I have a list of n
2D points (x, y) and a list of m
rectangles (xmin, ymin, xmax, ymax). I want to find indices of all rectangles that enclose a point. This has to be done efficiently. GPU is also available. I'm looking at a solution that is heavily parallelised through vectorised operations. For loops are a no-go for me as 0 < n,m < 10^6
For example:
points = [[1, 1], [2, 2], [5, 5]]
rectangles = [[0, 0, 3, 3], [1, 1, 4, 4], [4, 4, 7, 7]]
result:
(1, 1): [(0, 0, 3, 3), (1, 1, 4, 4)]
(2, 2): [(0, 0, 3, 3), (1, 1, 4, 4)]
(5, 5): [(4, 4, 7, 7)]
I've written this solution in PyTorch (tried chunking to reduce memory overflow)
def find_rectangles_containing_points(points, rectangles, chunk_size=1000):
n = points.size(0)
m = rectangles.size(0)
rectangles_containing_points = []
for i in range(0, n, chunk_size):
points_chunk = points[i:i + chunk_size]
points_expanded = points_chunk.unsqueeze(1) # chunk_size x 1 x 2
rectangles_expanded = rectangles.unsqueeze(0) # 1 x m x 4
is_inside = (rectangles_expanded[:, :, :2] <= points_expanded) & (points_expanded <= rectangles_expanded[:, :, 2:])
result = torch.nonzero(is_inside.all(dim=-1))
rectangles_containing_points.extend([list(rect_ids) for rect_ids in result.t()])
return rectangles_containing_points
points = torch.rand(1000000, 2)
rectangles = torch.rand(10000, 4)
find_rectangles_containing_points(points, rectangles)
However, this solution doesn't scale to larger values of n and m (~10^6). Are there approaches designed for such specific problems?
I'd try to get to your problem the other way around by first assessing what points fall into a given rectangle. This operation is quite straightforward and can easily be vectorized:
import numpy as np
# points as numpy array and rectangle coordinates [x_min, y_min, x_max, y_max]
in_rectangle = np.logical_and(
np.logical_and(points[:, 0] >= x_min, points[:, 0] <= x_max),
np.logical_and(points[:, 1] >= y_min, points[:, 1] <= y_max)
)
You can then repeat this operation for your m rectangles.
Note that lists are not best for storing this type of result.
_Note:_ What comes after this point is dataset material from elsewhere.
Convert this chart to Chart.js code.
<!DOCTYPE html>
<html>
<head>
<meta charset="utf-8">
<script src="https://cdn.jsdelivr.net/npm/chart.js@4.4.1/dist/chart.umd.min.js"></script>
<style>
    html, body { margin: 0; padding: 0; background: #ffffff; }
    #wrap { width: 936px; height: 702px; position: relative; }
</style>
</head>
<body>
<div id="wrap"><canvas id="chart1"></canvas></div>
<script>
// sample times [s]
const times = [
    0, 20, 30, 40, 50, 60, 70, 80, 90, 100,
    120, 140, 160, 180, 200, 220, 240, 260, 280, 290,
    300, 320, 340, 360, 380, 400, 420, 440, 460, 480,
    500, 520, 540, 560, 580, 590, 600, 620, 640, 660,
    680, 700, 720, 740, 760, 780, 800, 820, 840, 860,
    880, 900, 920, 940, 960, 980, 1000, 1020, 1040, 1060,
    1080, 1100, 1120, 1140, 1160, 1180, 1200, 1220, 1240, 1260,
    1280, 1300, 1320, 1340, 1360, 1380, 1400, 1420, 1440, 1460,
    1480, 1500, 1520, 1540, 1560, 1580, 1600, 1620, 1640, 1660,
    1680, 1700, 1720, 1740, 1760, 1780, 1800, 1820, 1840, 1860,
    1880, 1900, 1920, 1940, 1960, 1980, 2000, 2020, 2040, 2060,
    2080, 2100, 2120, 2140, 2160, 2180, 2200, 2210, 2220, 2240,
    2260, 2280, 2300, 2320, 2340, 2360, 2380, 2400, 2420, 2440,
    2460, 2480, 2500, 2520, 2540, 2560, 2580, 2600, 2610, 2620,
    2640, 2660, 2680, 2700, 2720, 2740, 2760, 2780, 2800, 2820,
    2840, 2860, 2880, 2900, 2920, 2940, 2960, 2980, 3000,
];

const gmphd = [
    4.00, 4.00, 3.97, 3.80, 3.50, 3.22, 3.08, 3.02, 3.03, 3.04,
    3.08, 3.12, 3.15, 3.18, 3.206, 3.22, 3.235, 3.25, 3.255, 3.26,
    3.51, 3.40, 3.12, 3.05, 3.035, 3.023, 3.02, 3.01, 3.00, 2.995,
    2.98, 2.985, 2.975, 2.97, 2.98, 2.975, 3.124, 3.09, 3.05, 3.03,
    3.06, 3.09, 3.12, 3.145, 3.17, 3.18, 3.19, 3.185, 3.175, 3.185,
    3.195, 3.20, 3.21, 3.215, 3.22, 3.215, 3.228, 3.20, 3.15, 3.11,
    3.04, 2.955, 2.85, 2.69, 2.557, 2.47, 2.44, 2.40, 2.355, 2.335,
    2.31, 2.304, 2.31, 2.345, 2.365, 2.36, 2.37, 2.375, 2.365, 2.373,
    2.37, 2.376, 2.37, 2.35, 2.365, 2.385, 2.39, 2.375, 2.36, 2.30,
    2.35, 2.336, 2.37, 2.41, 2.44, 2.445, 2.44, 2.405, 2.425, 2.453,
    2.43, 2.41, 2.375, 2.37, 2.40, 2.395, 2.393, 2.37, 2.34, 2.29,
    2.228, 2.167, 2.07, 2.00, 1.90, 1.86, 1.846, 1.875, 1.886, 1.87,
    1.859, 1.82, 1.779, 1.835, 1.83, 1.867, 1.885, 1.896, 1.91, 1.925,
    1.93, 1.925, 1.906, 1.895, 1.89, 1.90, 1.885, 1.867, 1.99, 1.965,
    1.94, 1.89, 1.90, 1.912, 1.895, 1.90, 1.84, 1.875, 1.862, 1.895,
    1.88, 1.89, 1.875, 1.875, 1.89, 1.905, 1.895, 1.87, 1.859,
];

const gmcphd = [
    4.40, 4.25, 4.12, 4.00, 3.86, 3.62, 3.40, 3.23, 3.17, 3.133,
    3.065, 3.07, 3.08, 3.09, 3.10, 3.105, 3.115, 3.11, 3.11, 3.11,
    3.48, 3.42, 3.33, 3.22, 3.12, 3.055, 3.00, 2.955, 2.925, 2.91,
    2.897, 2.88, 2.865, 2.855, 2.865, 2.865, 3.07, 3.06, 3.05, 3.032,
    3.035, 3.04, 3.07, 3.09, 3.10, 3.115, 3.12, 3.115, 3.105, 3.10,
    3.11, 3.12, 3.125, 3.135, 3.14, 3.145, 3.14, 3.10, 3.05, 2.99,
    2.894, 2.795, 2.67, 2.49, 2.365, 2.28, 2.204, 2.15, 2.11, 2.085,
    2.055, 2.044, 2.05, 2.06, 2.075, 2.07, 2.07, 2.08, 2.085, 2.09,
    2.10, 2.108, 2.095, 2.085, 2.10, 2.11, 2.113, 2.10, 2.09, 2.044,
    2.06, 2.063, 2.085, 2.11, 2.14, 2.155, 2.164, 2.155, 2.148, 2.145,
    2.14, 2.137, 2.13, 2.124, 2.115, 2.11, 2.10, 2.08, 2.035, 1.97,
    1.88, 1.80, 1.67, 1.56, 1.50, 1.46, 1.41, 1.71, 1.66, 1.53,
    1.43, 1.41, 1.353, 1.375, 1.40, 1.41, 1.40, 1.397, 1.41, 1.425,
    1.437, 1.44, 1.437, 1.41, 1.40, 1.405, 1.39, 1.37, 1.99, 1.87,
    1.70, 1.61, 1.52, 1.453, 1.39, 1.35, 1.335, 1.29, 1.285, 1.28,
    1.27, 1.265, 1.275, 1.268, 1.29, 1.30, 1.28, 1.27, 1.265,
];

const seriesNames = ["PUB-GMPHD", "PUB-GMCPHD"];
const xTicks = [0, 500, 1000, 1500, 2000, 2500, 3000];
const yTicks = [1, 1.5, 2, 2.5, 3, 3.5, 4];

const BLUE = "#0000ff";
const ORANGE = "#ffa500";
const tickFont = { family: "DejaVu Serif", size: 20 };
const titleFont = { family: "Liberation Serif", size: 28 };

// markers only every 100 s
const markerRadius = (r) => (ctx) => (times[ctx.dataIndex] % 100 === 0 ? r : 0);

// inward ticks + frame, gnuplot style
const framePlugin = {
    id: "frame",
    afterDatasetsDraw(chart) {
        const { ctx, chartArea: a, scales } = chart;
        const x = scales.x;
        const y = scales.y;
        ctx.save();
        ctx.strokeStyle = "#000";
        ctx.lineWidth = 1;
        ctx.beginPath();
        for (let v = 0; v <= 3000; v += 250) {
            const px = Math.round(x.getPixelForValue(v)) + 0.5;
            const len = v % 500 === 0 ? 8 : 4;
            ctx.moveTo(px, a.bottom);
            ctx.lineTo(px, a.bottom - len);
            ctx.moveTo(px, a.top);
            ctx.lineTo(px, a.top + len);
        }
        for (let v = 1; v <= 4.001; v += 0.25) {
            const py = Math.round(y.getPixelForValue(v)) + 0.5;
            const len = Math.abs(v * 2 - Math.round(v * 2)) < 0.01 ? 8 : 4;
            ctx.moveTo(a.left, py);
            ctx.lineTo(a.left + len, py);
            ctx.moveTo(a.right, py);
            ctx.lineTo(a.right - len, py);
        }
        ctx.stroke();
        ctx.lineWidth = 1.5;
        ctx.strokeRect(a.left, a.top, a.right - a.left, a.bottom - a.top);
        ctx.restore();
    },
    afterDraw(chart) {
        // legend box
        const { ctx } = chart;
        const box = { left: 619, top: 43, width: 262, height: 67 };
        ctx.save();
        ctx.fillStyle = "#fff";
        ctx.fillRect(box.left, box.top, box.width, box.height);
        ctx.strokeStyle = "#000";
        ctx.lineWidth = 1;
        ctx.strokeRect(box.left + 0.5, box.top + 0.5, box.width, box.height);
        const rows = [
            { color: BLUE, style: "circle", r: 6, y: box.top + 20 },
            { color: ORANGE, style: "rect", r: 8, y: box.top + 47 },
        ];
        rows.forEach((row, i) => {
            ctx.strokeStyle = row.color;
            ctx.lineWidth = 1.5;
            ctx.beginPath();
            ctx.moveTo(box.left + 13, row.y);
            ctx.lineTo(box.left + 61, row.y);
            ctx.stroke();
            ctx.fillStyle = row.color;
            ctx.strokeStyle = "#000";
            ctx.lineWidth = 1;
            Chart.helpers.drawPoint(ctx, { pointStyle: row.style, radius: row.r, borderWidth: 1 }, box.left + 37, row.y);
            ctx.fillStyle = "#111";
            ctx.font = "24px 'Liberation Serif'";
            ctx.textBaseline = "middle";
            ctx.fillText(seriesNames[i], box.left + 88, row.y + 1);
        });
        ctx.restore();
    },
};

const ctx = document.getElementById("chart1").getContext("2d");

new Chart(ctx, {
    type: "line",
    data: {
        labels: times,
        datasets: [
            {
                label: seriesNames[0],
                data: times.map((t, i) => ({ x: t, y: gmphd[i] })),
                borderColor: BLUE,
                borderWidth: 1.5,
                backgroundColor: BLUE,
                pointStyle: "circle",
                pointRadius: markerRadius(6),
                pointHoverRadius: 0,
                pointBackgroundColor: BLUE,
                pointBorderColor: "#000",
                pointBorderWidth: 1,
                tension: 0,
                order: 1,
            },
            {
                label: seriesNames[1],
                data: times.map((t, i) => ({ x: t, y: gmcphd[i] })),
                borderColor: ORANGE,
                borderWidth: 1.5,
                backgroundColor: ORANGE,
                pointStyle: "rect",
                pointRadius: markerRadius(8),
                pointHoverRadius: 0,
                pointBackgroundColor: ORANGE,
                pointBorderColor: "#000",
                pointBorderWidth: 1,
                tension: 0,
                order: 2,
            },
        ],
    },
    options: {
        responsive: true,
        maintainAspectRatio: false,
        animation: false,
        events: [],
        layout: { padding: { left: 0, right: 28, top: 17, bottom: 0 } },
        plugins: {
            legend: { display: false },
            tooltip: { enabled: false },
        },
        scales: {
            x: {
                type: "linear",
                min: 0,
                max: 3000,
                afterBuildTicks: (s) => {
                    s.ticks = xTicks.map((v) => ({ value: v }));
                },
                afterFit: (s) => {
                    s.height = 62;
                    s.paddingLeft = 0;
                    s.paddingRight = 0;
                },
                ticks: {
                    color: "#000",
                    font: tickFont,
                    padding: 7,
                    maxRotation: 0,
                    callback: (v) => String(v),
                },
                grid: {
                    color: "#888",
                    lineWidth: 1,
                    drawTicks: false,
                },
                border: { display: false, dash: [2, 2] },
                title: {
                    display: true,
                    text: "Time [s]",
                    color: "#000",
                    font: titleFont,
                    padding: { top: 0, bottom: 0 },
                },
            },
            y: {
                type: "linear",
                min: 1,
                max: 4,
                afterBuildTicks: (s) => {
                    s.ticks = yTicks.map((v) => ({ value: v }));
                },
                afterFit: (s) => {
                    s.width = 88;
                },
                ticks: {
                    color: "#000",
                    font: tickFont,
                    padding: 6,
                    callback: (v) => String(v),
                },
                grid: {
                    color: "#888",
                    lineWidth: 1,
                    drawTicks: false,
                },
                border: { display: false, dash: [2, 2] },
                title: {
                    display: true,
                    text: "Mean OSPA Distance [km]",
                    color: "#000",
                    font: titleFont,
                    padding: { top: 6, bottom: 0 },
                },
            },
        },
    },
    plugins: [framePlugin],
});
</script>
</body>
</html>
On the other hand, an (m, n) array would likely not fit in memory if n and m ~ 1e6. That's why you could use a sparse matrix (that only stores non-zero values).
Below, S[i, j] = 1
if point j is in rectangle i.
import numpy as np
from scipy.sparse import dok_matrix
points = np.array([[1, 1], [2, 2], [3, 3], [4, 4], [5, 5]])
rectangles = np.array([[0, 0, 3, 3], [1, 1, 4, 4], [4, 4, 7, 7]])
S = dok_matrix((len(rectangles), len(points)), dtype=np.float32)
for i, coords in enumerate(rectangles):
x_min, y_min, x_max, y_max = coords
in_rectangle = np.logical_and(
np.logical_and(points[:, 0] >= x_min, points[:, 0] <= x_max),
np.logical_and(points[:, 1] >= y_min, points[:, 1] <= y_max)
)
S[i, np.nonzero(in_rectangle)] = 1
print(S.toarray())
Once the matrix is filled, S[:, j]
gives whether a rectangle i contains the point j (1 if so, no value if not). You may use the nonzero
function to directly get the rectangles indices.
I'm not very familiar with GPU computing but I think you could tweak this code to make it work with PyTorch or JAX instead of Numpy.